CHAPTER XXXIII

LAUSANNE PALACE HOTEL—THE HOME OF TURKEY, FRANCE, AND JAPAN—“EVERY POSSIBLE PHASE OF COMPLETE INTERNATIONALISM”

“Please reserve comfortable room for Englishwoman coming from Angora,” so ran the telegram despatched by an American friend of mine, who had gallantly determined that I should be well looked after. It was both comfortable and warm; and, to complete the welcome, my waking eyes next morning are caught by the two flags I have learnt to love so well, the Turkish and the French—the “standards” of two brave peoples, with the fine spirit that nothing can subdue, who would choose rather to be annihilated than to live in servitude.

Then I notice the flag of Japan! “What has Japan to do with it?” I ask Ismet Pasha.

“Ah, Miss d’Angora,” he answers with a laugh, “it is fine sport to watch the poor little bird as they pluck out his feathers and clip his wings.”

Indeed, Lausanne has been “revolutionised” by this Conference of Peace! It is a golden harvest for the hotels, which have not a room unoccupied. Every day luncheons, dinners, and banquets! Everywhere representatives of the world’s Press! I feel strange, somehow, in a “neutral” country. Ever since 1914 I have been living, or travelling, over “seats of war,” in lands fighting to defend, or attack, an Ideal.

One can respect any sort of an “opinion” from some point of view; but “neutrality” and “anonymity” do not sound to me like attributes in which a free and independent people should feel much pride. Yet the “neutrality” of Switzerland means the International Red Cross and the League of Nations; and it has surely earned by its hospitality to the world’s statesmen, a right to play its part in the historical peace, for which “the God who Forgives” is waiting.

The Orient express is bringing the peoples together; Lord Curzon from London, Ismet Pasha from Angora. May their political discussion travel under one company to our home of peace! This Hotel of the Strange Tongues is fast become a very Tower of Babel, for it reveals every possible phase of complete internationalism, from fox-trots and cocktails to the folk-songs of Anatolia, sung by the Pasha’s Guards when off duty.
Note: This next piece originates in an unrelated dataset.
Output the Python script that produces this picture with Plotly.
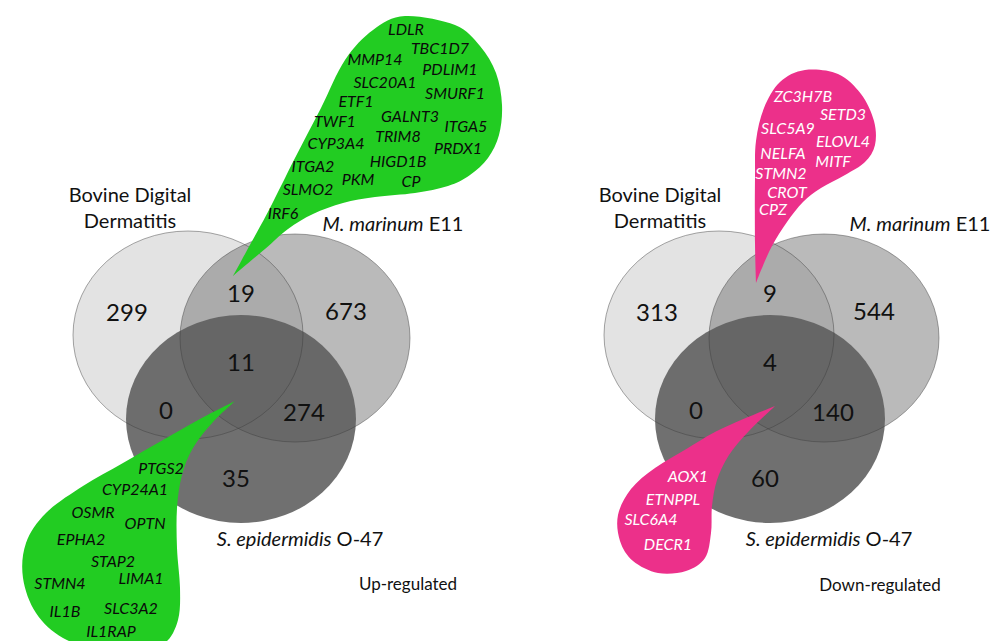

Here, too, are thronging a host of new nationalities—Georgians, Bolsheviks, Syrians, Sons of Palestine, and Armenians; each fired by their own ideals, each proud of their independence; all sighing for the (political) moon.
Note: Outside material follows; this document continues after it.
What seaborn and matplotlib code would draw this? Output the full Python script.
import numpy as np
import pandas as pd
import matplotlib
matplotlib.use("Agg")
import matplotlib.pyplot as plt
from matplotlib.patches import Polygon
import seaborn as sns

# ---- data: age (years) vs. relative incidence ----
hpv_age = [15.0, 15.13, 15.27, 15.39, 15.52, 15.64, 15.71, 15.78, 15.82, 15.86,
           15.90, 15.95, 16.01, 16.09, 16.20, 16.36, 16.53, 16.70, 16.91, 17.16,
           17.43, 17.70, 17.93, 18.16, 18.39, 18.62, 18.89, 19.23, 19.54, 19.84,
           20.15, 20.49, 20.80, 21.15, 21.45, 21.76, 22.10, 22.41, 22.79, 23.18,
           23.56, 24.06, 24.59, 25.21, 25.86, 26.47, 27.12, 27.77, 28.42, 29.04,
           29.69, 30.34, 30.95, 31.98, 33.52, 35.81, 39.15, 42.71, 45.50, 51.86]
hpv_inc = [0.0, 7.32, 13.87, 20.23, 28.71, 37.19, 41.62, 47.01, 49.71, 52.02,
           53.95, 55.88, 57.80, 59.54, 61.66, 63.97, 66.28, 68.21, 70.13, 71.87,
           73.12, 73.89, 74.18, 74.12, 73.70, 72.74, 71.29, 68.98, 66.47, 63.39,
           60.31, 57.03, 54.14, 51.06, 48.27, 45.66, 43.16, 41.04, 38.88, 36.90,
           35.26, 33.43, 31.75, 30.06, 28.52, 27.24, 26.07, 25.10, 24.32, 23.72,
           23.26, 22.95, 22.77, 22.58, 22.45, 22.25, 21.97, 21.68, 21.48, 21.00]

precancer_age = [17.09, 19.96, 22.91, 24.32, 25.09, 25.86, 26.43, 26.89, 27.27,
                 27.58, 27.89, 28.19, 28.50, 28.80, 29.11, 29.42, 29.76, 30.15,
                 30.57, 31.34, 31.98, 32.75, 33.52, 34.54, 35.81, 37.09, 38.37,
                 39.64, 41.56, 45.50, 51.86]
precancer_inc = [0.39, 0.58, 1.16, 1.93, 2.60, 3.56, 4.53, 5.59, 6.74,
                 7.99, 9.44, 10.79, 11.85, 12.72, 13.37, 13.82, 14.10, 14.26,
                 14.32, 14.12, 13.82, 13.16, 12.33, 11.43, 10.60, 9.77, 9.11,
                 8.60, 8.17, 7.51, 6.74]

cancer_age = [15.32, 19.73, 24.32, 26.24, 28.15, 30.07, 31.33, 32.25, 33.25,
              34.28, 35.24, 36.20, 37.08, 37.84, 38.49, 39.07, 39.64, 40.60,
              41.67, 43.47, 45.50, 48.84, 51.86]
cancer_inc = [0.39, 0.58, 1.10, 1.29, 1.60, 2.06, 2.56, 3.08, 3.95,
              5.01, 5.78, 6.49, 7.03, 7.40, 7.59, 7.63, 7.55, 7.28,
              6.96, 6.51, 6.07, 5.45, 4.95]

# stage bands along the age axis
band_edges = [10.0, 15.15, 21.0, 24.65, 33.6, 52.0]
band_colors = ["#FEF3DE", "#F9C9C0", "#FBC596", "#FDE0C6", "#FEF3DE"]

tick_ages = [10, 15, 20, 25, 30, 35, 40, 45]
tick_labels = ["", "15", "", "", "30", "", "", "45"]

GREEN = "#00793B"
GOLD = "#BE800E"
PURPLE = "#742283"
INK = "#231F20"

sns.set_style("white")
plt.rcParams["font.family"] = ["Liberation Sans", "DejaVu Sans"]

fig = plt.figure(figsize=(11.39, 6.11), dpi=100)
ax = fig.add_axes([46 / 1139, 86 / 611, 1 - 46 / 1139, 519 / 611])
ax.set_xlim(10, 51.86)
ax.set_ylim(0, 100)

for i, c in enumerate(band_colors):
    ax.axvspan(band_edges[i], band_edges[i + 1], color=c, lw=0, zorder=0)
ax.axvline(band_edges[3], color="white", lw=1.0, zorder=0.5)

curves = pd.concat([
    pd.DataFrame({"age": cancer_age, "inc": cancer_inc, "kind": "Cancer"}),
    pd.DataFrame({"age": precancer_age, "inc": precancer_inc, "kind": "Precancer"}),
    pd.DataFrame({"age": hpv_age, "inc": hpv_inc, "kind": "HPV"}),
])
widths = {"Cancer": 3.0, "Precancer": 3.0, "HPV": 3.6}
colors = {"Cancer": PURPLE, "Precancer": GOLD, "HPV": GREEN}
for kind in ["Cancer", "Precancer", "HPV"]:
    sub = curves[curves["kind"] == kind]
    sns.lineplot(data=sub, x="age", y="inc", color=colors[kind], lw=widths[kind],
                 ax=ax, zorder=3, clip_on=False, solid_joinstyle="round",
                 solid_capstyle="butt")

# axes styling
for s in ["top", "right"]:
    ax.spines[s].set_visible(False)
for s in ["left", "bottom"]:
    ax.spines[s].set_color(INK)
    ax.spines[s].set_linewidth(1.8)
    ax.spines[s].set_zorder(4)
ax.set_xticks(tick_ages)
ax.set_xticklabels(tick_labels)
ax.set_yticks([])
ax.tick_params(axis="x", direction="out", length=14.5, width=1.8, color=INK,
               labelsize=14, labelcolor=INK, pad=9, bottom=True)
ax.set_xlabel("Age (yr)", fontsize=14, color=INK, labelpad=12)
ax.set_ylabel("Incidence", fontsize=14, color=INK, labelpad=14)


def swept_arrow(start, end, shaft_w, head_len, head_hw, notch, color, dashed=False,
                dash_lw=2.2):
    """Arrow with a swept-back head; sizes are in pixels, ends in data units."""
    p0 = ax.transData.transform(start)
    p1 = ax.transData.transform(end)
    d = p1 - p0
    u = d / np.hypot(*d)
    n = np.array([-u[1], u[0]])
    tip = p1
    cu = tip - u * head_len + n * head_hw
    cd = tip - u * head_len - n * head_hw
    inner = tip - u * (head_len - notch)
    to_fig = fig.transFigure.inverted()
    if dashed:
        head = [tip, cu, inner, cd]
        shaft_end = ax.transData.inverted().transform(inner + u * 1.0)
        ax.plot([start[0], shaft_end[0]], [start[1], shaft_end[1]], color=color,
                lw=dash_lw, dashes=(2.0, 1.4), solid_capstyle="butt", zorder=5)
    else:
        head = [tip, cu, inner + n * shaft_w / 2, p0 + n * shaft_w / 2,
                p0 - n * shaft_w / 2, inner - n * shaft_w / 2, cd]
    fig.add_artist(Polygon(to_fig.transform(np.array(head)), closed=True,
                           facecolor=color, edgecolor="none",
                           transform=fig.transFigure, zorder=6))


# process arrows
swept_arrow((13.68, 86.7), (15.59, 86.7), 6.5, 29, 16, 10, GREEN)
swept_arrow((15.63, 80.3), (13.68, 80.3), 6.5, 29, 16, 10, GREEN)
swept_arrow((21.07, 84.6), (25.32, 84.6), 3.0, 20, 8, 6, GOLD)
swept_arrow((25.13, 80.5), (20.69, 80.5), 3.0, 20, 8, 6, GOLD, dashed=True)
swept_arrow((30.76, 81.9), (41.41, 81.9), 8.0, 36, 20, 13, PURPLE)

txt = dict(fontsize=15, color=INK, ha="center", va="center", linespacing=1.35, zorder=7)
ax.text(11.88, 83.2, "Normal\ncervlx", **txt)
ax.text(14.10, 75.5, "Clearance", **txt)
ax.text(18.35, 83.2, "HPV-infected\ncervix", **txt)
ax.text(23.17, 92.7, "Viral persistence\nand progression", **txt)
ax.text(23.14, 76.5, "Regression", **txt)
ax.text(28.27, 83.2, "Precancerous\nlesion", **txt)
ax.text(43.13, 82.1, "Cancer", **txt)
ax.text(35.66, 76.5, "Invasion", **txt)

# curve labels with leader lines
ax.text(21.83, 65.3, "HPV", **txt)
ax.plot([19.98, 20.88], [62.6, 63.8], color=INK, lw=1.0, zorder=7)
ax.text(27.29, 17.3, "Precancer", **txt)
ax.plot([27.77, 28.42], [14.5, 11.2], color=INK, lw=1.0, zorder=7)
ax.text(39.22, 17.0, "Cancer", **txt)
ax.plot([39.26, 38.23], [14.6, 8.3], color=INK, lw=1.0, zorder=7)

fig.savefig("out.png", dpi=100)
For the moment, of course, the Conference has resolved itself into a duel between Lord Curzon and Ismet Pasha. Mme. B., indeed, is indignant because, she says, “our English representative has so bullied the French delegate that he has been obliged to take to his bed,” though one can hardly believe that proud and mighty Republic would choose a man whom anyone could really bully to bed!

I tried to imagine the Conferences of the future! “We should appoint a bear for our delegate,” I said, “send him round to all the other delegations in turn, to grunt! When his confrères had all taken to their beds, he could dictate his own term.... After the senile sensitiveness of M. Barrère, the youthful ‘insolence’ of Riza Nour is most refreshing.”